One of the problems with growing your own food is space to do so, but even in a flat you can probably grow baby spinach or kale on a sunny window ledge. Even this can provide a useful nutritional boost which is good for your health. If you have a garden though, forget any of that fashionable inside out/outdoor living garden rug nonsense and start planning where to put your vegetable bed. Or, get yourself on the waiting list for an allotment.

If you are thinking, “I can’t grow my own food, I wouldn’t even know where to start,” take heart in knowing I was the same – even having grown up with a Dad who grew food. I still felt like it when I met the man who is now my husband and he had an allotment. But over the years as I’ve watched him manage his plot the penny has started to drop. With his encouragement I now have my own plot – and even a polytunnel!

I really was a food growing resister at one point, but last year I grew all my own leeks, some strawberries (inherited from the previous plot holder, but I had to look after them) and decent, albeit small, crops of sweetcorn and butternut squash.

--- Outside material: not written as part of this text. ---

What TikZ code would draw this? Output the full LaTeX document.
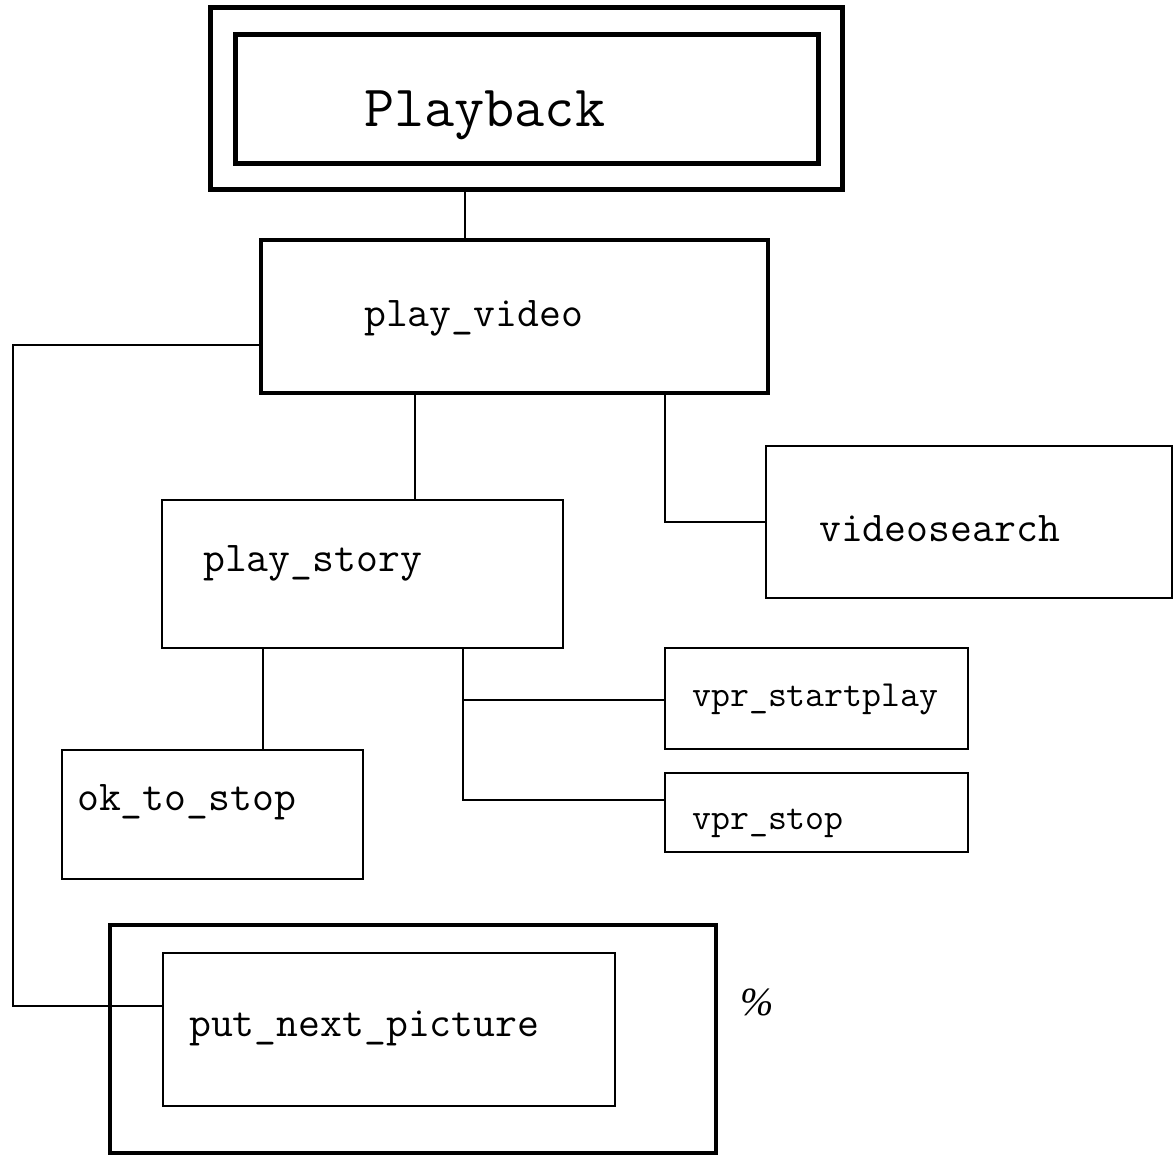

My husband grew potatoes, various types of greens and more. Some of our crops failed, tomatoes for example because of an outbreak of blight, but I’ve hardly bought any veg bar mushrooms and peppers for months.

I am not saying it is ‘free food’ by the way, because you pay for it in time and the cost of seeds – and in my case allotment rent. But it is actually quite easy if you’re prepared to put the effort in. One of the things I most love about growing food is my childlike joy at how seeds sprout and grow and then how tiny, little plants grow into something big enough to form a substantial part of my dinner. When leeks start growing for example, they look like nothing more than a bit of grass a couple of millimetres wide. But in a few months they grow into this tall, chunky vegetable a couple of which make one of my ‘five a day’!

My teeny lettuces in early April

Earlier this year I sowed some lettuce. They came up and looked like nothing more than cress. They don’t look much more promising when the leaves are a couple of inches long, but then you stick them in the ground. The sun, via my polytunnel, did the hard work but I’ve already eaten about half a dozen lettuces, which grew into full sized beauties and made lovely salads. Also, pretty much everything I grow tastes better than veg from the shop.

It’s true that not everything grows so easily and quickly. Also there is weeding, watering and sometimes feeding of plants, which must be done. But with some effort and patience, you could even grow all the veg to have with your Christmas dinner. (You’ll likely need to buy plants for some of it though, rather than growing from seed, as timing is also a factor in growing food.)

Inside my polytunnel, see how the lettuce has grown by the end of April!

The other key to success with growing food is being willing to learn, including from other people who are already doing it. That is how I learned. So if I can go from being someone who barely grew a radish and relied on a veg box delivery, to someone who has an allotment plot and a polytunnel, there’s hope for even the most reluctant food grower. Don’t wait, start now.